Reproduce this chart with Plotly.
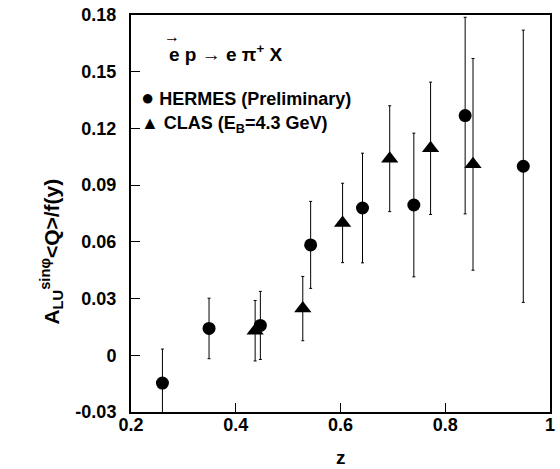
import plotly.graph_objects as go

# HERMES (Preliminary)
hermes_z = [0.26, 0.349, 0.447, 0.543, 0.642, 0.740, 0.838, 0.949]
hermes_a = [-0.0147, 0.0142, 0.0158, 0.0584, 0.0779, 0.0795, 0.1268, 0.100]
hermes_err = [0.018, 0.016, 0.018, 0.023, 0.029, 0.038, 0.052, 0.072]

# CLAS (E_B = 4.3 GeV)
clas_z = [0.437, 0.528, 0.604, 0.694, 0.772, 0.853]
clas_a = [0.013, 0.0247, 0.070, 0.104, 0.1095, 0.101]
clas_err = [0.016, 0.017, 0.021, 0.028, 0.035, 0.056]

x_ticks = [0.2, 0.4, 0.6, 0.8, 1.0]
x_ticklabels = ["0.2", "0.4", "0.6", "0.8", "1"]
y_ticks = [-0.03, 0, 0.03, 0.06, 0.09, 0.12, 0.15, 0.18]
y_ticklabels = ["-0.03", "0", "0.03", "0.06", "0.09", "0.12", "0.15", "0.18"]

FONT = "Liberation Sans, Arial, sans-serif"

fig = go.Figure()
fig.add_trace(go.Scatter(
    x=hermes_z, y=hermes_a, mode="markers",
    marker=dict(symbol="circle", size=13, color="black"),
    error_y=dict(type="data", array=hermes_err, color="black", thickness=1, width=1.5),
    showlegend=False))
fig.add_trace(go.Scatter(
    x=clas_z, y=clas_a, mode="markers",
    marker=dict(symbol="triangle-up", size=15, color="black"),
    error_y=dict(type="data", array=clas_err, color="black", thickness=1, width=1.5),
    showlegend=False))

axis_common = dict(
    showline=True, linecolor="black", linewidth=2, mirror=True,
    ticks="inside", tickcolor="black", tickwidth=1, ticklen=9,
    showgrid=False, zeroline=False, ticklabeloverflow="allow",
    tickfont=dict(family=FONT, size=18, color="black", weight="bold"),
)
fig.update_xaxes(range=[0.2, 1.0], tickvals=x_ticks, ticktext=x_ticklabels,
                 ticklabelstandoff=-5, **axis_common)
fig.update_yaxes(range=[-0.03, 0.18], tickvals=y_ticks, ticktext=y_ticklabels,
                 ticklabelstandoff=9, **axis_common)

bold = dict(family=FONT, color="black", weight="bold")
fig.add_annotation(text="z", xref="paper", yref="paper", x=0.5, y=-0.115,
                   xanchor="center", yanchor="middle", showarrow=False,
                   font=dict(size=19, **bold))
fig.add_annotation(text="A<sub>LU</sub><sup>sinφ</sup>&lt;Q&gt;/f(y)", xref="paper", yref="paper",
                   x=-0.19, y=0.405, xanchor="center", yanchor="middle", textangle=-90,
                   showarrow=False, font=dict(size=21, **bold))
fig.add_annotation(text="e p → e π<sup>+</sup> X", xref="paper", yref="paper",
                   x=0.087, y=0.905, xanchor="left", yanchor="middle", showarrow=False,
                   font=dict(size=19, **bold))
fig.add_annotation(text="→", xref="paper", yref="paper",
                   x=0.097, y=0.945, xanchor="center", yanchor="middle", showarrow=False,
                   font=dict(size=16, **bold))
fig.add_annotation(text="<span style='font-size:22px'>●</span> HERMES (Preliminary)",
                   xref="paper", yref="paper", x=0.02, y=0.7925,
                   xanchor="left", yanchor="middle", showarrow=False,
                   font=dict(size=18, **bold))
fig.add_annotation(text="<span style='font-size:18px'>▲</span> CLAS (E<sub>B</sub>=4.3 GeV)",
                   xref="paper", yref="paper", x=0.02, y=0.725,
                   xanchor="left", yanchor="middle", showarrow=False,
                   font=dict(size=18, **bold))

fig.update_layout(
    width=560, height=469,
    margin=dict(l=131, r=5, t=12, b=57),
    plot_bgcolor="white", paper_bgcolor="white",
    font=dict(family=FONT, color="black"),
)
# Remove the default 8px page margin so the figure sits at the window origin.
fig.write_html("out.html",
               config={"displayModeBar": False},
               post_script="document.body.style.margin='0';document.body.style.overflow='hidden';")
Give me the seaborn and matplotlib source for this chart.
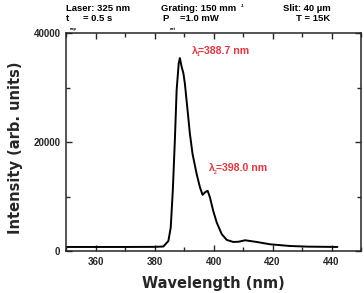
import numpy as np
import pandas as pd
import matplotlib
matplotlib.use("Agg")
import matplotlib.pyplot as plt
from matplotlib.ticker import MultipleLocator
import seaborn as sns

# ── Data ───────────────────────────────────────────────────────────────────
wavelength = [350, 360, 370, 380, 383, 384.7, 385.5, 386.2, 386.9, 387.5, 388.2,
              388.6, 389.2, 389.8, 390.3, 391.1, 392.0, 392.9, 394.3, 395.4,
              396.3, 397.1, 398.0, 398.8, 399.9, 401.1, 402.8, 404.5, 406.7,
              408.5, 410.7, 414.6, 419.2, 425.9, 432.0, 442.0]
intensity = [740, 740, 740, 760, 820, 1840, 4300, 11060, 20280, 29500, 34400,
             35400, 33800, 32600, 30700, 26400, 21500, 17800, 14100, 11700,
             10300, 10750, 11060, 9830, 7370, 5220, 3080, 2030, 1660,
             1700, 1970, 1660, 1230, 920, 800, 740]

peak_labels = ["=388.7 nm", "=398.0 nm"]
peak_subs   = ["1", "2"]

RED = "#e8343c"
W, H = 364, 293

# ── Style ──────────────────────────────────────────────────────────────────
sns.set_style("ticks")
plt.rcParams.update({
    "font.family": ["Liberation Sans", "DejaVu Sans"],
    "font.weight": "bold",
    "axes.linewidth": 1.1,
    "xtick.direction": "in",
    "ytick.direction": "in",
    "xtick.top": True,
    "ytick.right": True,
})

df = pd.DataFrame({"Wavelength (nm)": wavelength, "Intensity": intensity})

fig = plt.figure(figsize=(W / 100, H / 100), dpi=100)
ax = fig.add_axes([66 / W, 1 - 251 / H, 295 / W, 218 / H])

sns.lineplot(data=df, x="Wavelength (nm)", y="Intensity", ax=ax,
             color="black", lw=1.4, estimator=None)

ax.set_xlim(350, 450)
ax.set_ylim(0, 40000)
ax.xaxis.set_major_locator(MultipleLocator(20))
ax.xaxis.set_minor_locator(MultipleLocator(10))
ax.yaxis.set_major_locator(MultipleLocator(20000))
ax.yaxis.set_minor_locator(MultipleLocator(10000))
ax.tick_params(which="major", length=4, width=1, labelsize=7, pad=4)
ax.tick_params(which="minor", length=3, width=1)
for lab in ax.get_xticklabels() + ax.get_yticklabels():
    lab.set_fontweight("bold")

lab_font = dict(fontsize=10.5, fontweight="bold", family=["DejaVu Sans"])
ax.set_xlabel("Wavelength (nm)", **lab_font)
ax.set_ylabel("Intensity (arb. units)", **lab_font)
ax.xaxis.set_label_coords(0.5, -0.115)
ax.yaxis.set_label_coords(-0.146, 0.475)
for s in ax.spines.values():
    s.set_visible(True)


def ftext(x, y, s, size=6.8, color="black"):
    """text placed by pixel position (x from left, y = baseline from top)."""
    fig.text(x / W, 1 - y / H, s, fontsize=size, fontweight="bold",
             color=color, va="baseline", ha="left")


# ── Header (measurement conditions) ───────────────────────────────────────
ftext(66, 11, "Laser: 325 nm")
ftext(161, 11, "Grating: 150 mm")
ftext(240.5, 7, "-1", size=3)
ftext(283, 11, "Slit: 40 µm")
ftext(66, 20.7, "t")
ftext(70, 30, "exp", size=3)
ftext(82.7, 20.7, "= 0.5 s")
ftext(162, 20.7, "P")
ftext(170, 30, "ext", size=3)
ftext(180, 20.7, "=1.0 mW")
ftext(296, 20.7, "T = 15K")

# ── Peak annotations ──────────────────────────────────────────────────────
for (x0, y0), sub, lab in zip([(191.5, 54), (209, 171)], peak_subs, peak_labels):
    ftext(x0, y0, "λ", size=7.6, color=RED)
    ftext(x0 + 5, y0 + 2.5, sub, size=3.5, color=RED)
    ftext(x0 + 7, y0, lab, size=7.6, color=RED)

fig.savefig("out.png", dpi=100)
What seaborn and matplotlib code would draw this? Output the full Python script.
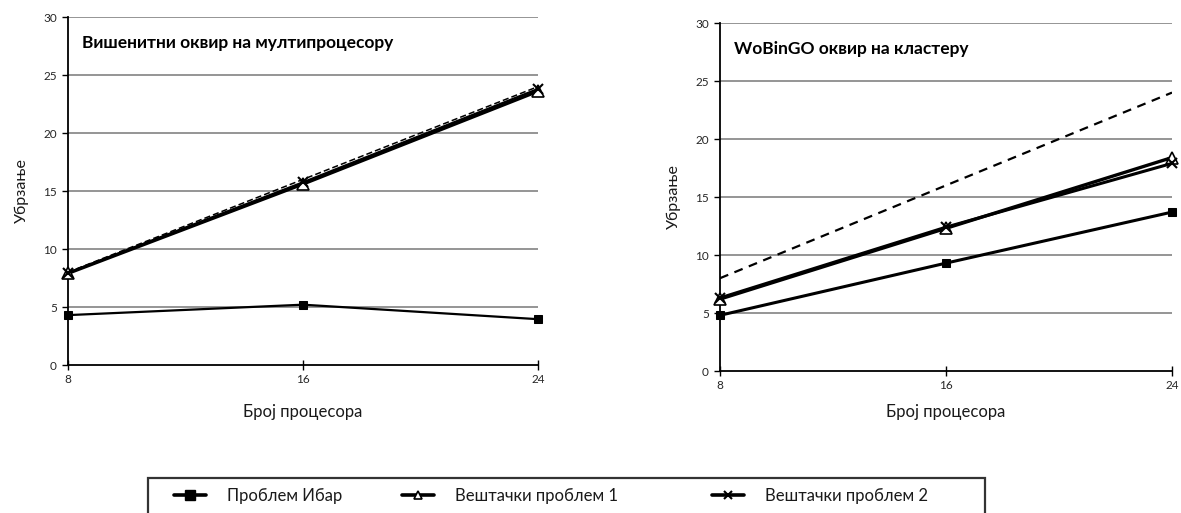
------------------------------
■ Requirement:
In the records above, find the line with "Give me the" and the line with "W, H = 364, 293", then restate word for word only those two lines and all lines between, omitting pictures.

■ Solution to the exercise:
Give me the seaborn and matplotlib source for this chart.
import numpy as np
import pandas as pd
import matplotlib
matplotlib.use("Agg")
import matplotlib.pyplot as plt
from matplotlib.ticker import MultipleLocator
import seaborn as sns

# ── Data ───────────────────────────────────────────────────────────────────
wavelength = [350, 360, 370, 380, 383, 384.7, 385.5, 386.2, 386.9, 387.5, 388.2,
              388.6, 389.2, 389.8, 390.3, 391.1, 392.0, 392.9, 394.3, 395.4,
              396.3, 397.1, 398.0, 398.8, 399.9, 401.1, 402.8, 404.5, 406.7,
              408.5, 410.7, 414.6, 419.2, 425.9, 432.0, 442.0]
intensity = [740, 740, 740, 760, 820, 1840, 4300, 11060, 20280, 29500, 34400,
             35400, 33800, 32600, 30700, 26400, 21500, 17800, 14100, 11700,
             10300, 10750, 11060, 9830, 7370, 5220, 3080, 2030, 1660,
             1700, 1970, 1660, 1230, 920, 800, 740]

peak_labels = ["=388.7 nm", "=398.0 nm"]
peak_subs   = ["1", "2"]

RED = "#e8343c"
W, H = 364, 293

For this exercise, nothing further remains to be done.